Bangladesh has sought cooperation from the European Parliament for the restoration of apparel work orders, suspended or cancelled by various European brands and retailers after the COVID-19 pandemic.
The Ministry of Commerce (MoC) made the appeal on Wednesday since the work order cancellation or suspension has already unsettled the sector and forced many owners to lay off factories.
Several thousand poor workers lost their jobs in recent weeks, throwing their lives and livelihoods into dire uncertainty.
"I urge you…to take the initiatives to save the lives and livelihood of RMG workers, most of whom are women," commerce secretary Dr Jafar Uddin wrote in a letter to Bernd Lange, member of the European Parliament and chair of the committee of international trade.
He referred to a recent meeting of the committee, where Kathleen Van Brempt, a member of parliament, asked the trade commissioner what the EU will be doing about the cancellation of orders by the European brands, which have already been produced in countries like Bangladesh.
"Such unbearable and uncompassionate action by some European apparel businesses does not go with the idea of ethical and value-based trade as propagated by the EU," the secretary said.
Dr Jafar also said that Bangladeshi apparel factories have remained "trusted and dependable" partners and suppliers to the European apparel brands for many decades.
At present, some four million workers employed in Bangladeshi clothing factories are the "most vulnerable" in the apparel supply chain, he noted.
Until April 29, some 1,150 apparel factories reported order cancellation or suspension of products worth $3.18 billion, according to the Bangladesh Garment Manufacturers and Exporters Association or BGMEA.

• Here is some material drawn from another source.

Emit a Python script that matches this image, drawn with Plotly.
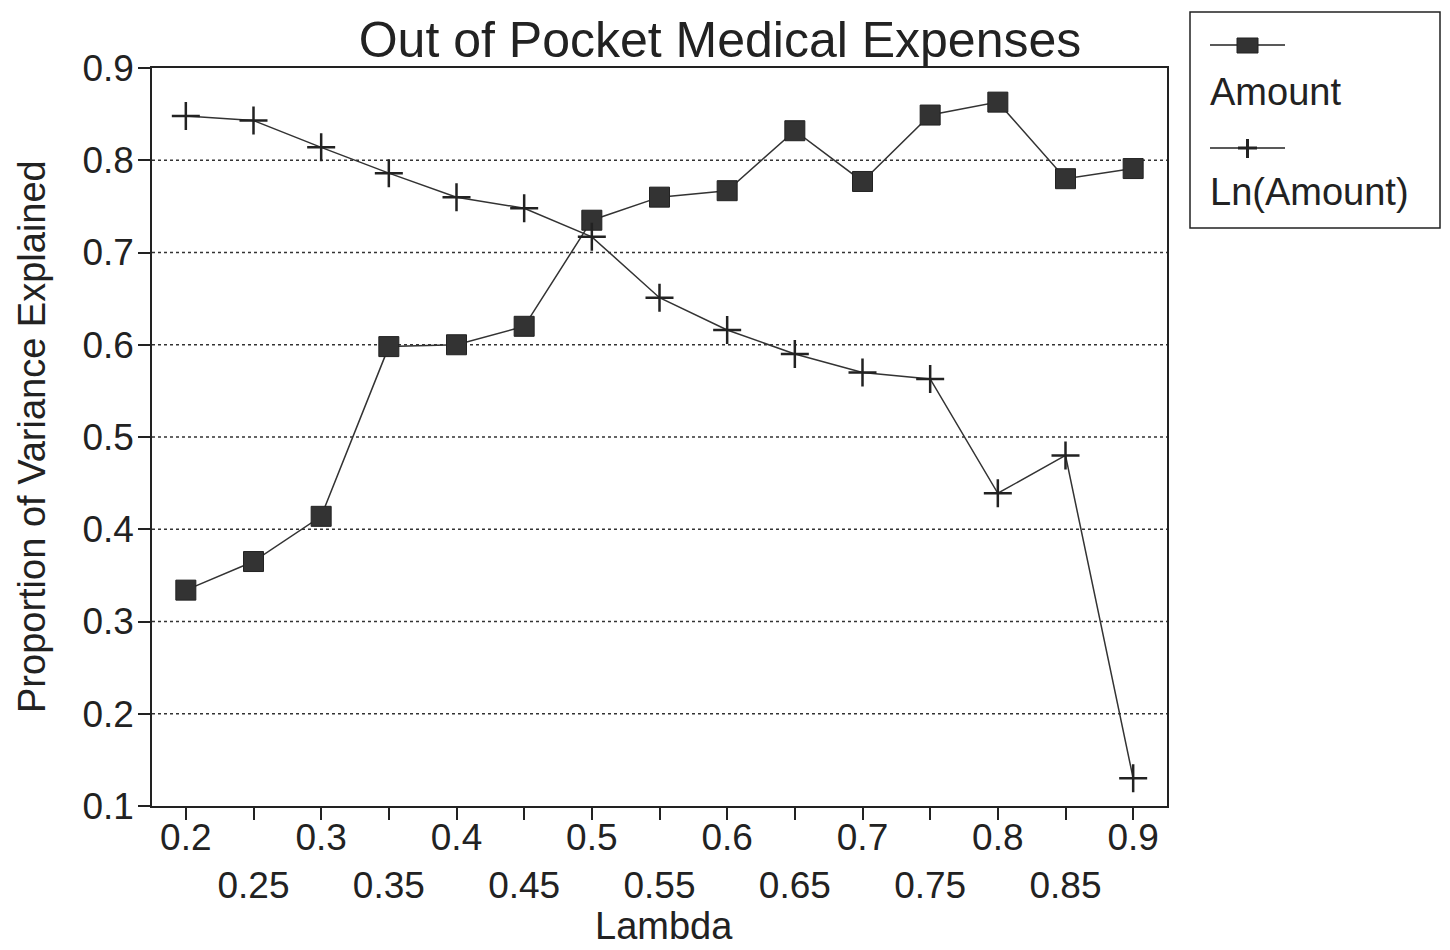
import plotly.graph_objects as go

lambdas = [0.2, 0.25, 0.3, 0.35, 0.4, 0.45, 0.5, 0.55, 0.6, 0.65, 0.7, 0.75, 0.8, 0.85, 0.9]
amount = [0.334, 0.365, 0.414, 0.598, 0.600, 0.620, 0.735, 0.760, 0.767, 0.832, 0.777, 0.849, 0.863, 0.780, 0.791]
ln_amount = [0.848, 0.843, 0.814, 0.786, 0.760, 0.748, 0.717, 0.651, 0.616, 0.590, 0.570, 0.563, 0.439, 0.480, 0.130]
tick_vals = lambdas
tick_text = [("%g" % v) if i % 2 == 0 else "<br>%g" % v for i, v in enumerate(lambdas)]
y_ticks = [0.1, 0.2, 0.3, 0.4, 0.5, 0.6, 0.7, 0.8, 0.9]

FONT = "Liberation Sans, Arial, sans-serif"
INK = "#222222"
FS = 37

W, H = 1450, 950
OFF = 8  # page body margin
ML, MR, MT, MB = 144, 291, 60, 152
PW, PH = W - ML - MR, H - MT - MB

def px(x):
    return (x - OFF - ML) / PW

def py(y):
    return (H - MB - (y - OFF)) / PH

fig = go.Figure()
fig.add_trace(go.Scatter(x=lambdas, y=amount, mode="lines+markers", name="Amount",
                         line=dict(color="#333333", width=1.5),
                         marker=dict(symbol="square", size=20, color="#333333",
                                     line=dict(color="#222222", width=1))))
fig.add_trace(go.Scatter(x=lambdas, y=ln_amount, mode="lines+markers", name="Ln(Amount)",
                         line=dict(color="#333333", width=1.5),
                         marker=dict(symbol="cross-thin", size=20, color="#222222",
                                     line=dict(color="#222222", width=2.5))))

# horizontal dotted grid lines
for yv in y_ticks[1:-1]:
    fig.add_shape(type="line", xref="x domain", yref="y", x0=0, x1=1, y0=yv, y1=yv,
                  line=dict(color="#333333", width=1.5, dash="dot"), layer="below")

# manual legend (marker above label)
lx0, lx1, ly0, ly1 = 1190, 1440, 12, 228
fig.add_shape(type="rect", xref="paper", yref="paper", x0=px(lx0), x1=px(lx1), y0=py(ly1), y1=py(ly0),
              line=dict(color=INK, width=1.5), fillcolor="white")
for yy in (45, 148):
    fig.add_shape(type="line", xref="paper", yref="paper", x0=px(1210), x1=px(1285), y0=py(yy), y1=py(yy),
                  line=dict(color=INK, width=1.5))
fig.add_shape(type="rect", xref="paper", yref="paper", x0=px(1237), x1=px(1258), y0=py(53), y1=py(38),
              fillcolor="#333333", line=dict(color=INK, width=1))
fig.add_shape(type="line", xref="paper", yref="paper", x0=px(1238), x1=px(1257), y0=py(148), y1=py(148),
              line=dict(color=INK, width=3))
fig.add_shape(type="line", xref="paper", yref="paper", x0=px(1247.5), x1=px(1247.5), y0=py(139), y1=py(158),
              line=dict(color=INK, width=3))
fig.add_annotation(xref="paper", yref="paper", x=px(1208), y=py(92), text="Amount", showarrow=False,
                   xanchor="left", yanchor="middle", font=dict(family=FONT, size=38, color=INK))
fig.add_annotation(xref="paper", yref="paper", x=px(1208), y=py(192), text="Ln(Amount)", showarrow=False,
                   xanchor="left", yanchor="middle", font=dict(family=FONT, size=38, color=INK))

# axis titles
fig.add_annotation(xref="paper", yref="paper", x=px(664), y=py(926), text="Lambda", showarrow=False,
                   xanchor="center", yanchor="middle", font=dict(family=FONT, size=38, color=INK))
fig.add_annotation(xref="paper", yref="paper", x=px(32), y=py(437), text="Proportion of Variance Explained",
                   showarrow=False, textangle=-90, xanchor="center", yanchor="middle",
                   font=dict(family=FONT, size=38, color=INK))

fig.update_layout(
    width=W, height=H,
    paper_bgcolor="white", plot_bgcolor="white",
    showlegend=False,
    margin=dict(l=ML, r=MR, t=MT, b=MB, autoexpand=False),
    title=dict(text="Out of Pocket Medical Expenses", x=(720 - OFF) / W, xanchor="center",
               y=1 - 31 / H, yanchor="middle",
               font=dict(family=FONT, size=50, color=INK)),
    font=dict(family=FONT, size=FS, color=INK),
)
fig.update_xaxes(range=[0.175, 0.925], tickvals=tick_vals, ticktext=tick_text, automargin=False,
                 ticks="outside", ticklen=12, tickwidth=1.5, tickcolor=INK, ticklabelstandoff=-14,
                 showline=True, linecolor=INK, linewidth=1.5, mirror=True, showgrid=False, zeroline=False,
                 tickfont=dict(family=FONT, size=FS, color=INK))
fig.update_yaxes(range=[0.1, 0.9], tickvals=y_ticks, ticktext=["%g" % v for v in y_ticks], automargin=False,
                 ticks="outside", ticklen=12, tickwidth=1.5, tickcolor=INK, ticklabelstandoff=-3,
                 showline=True, linecolor=INK, linewidth=1.5, mirror=True, showgrid=False, zeroline=False,
                 tickfont=dict(family=FONT, size=FS, color=INK))

fig.write_html("out.html")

The Bangladesh Knitwear Manufacturers and Exporters Association or BKMEA said its 523 members, out of 833, reported order suspension or cancellation of $1.78 billion.
First vice president of the BKMEA Mohammad Hatem told the FE on Thursday that factory owners are not hearing from the buyers about placing new orders or restoring the work orders, which were cancelled or put on hold.
"What we are doing now is making the shipment of the ready goods, which were produced before the buyers had started declaring work order cancellation or suspension," he said.
Many factories have raw materials and half-processed items worth millions of dollars on their premises. "The buyers are not saying anything about those. Those have become a big burden for us," said Mr Hatem.
Former BGMEA president Siddiqur Rahman echoed, but appeared hopeful of receiving new orders from the buyers in the coming weeks.
"They did not respond positively until now. But we are hopeful of a turnaround soon," he told the FE.